Potato acreage in Colorado’s San Luis Valley is down 8 percent this year.
While that might seem alarming to some, it sounds reasonable when the matter is explained by Jim Ehrlich, executive director of the Colorado Potato Administrative Committee.
According to the committee, this valley is the second-largest fresh potato growing region in the U.S.
The growers voluntarily planted less to accommodate the urging of the Colorado water engineer, who asked the growers to collectively step up their effort toward water conservation.
Other factors for a reduction in potato acreage is an increase in hemp plantings to serve the burgeoning CBD market. Also developing in the San Luis Valley is an ongoing, three-year upward trend in the production of quinoa.

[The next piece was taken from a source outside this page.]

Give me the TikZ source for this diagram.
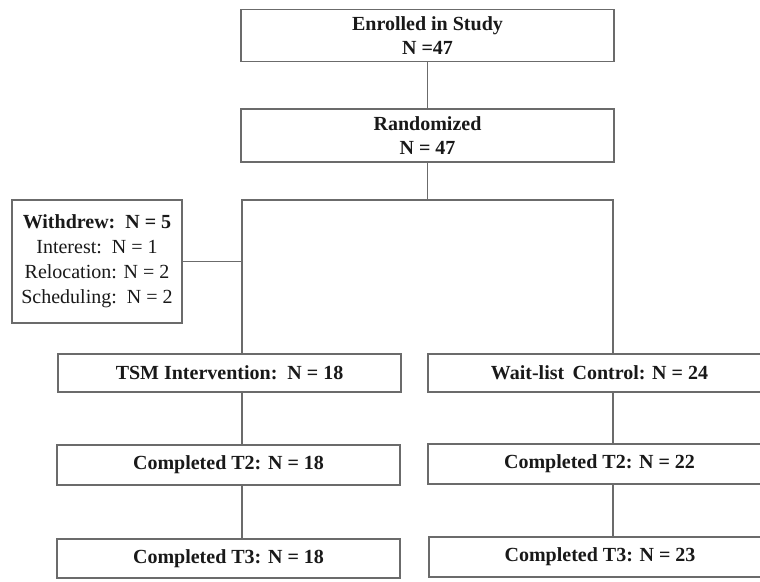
\documentclass[tikz,border=0pt]{standalone}
\usepackage{fontspec}
\setmainfont{Liberation Serif}
\begin{document}
\begin{tikzpicture}[x=1pt,y=-1pt,
  box/.style={draw=black!58, line width=1.3pt, rectangle, inner sep=0pt, align=center,
    font=\fontsize{20}{24}\selectfont\bfseries, text=black!90},
  conn/.style={draw=black!58, line width=1.2pt}]
\useasboundingbox (0,0) rectangle (760,581);
\clip (0,0) rectangle (760,581);
\fill[white] (0,0) rectangle (760,581);
\node[box, minimum width=373pt, minimum height=52pt] (enr) at (427.5,35.5) {Enrolled in Study\\N =47};
\node[box, minimum width=373pt, minimum height=53pt] (rand) at (427.5,135.5) {Randomized\\N = 47};
\node[box, minimum width=170pt, minimum height=123pt, font=\fontsize{20}{25}\selectfont] (wd) at (97,261.5)
  {\textbf{Withdrew:\, N = 5}\\Interest:\, N = 1\\Relocation: N = 2\\Scheduling:\, N = 2};
\node[box, minimum width=343pt, minimum height=38pt] (tsm) at (229.5,373) {TSM Intervention:\, N = 18};
\node[box, minimum width=343pt, minimum height=38pt] (wl) at (599.5,373) {Wait-list\, Control: N = 24};
\node[box, minimum width=343pt, minimum height=40pt] (t2l) at (228.5,465) {Completed T2: N = 18};
\node[box, minimum width=343pt, minimum height=40pt] (t2r) at (599.5,464) {Completed T2: N = 22};
\node[box, minimum width=343pt, minimum height=39pt] (t3l) at (228.5,558.5) {Completed T3: N = 18};
\node[box, minimum width=342pt, minimum height=40pt] (t3r) at (600,557) {Completed T3: N = 23};
\coordinate (bl) at (242,200);
\coordinate (br) at (613,200);
\coordinate (bm) at (427.5,200);
\draw[conn] (enr.south) -- (rand.north);
\draw[conn] (rand.south) -- (bm);
\draw[conn] (bl |- tsm.north) -- (bl) -- (br) -- (br |- wl.north);
\draw[conn] (wd.east) -- (wd.east -| bl);
\draw[conn] (bl |- tsm.south) -- (bl |- t2l.north);
\draw[conn] (bl |- t2l.south) -- (bl |- t3l.north);
\draw[conn] (br |- wl.south) -- (br |- t2r.north);
\draw[conn] (br |- t2r.south) -- (br |- t3r.north);
\end{tikzpicture}
\end{document}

There is a state target for the valley to have a sustainable water table by 2030. “That’s a ways away,” Ehrlich noted. But the effort is under way. Aiming for that target was helped by a heavy snowpack last winter, which not only irrigated fields in the dry region, but also “really helped” boost the aquifer beneath the valley.
He added that the area is part of the Rio Grande River watershed and is thus obliged to not consume their surface water but to share with downstream neighbors in New Mexico and Texas. “That’s fair,” Ehrlich cheerfully noted, because those parts of the Rio Grande Valley were settled before Europeans made homes in south-central Colorado.
The 2019 San Luis Valley potato crop can be described as late and average in size, he said.
With an elevation of 7,600 feet in the growing region, it’s a short growing season — and this season was shortened by a late start. Other than that, “we’ve had no adverse weather. It should be a good crop.”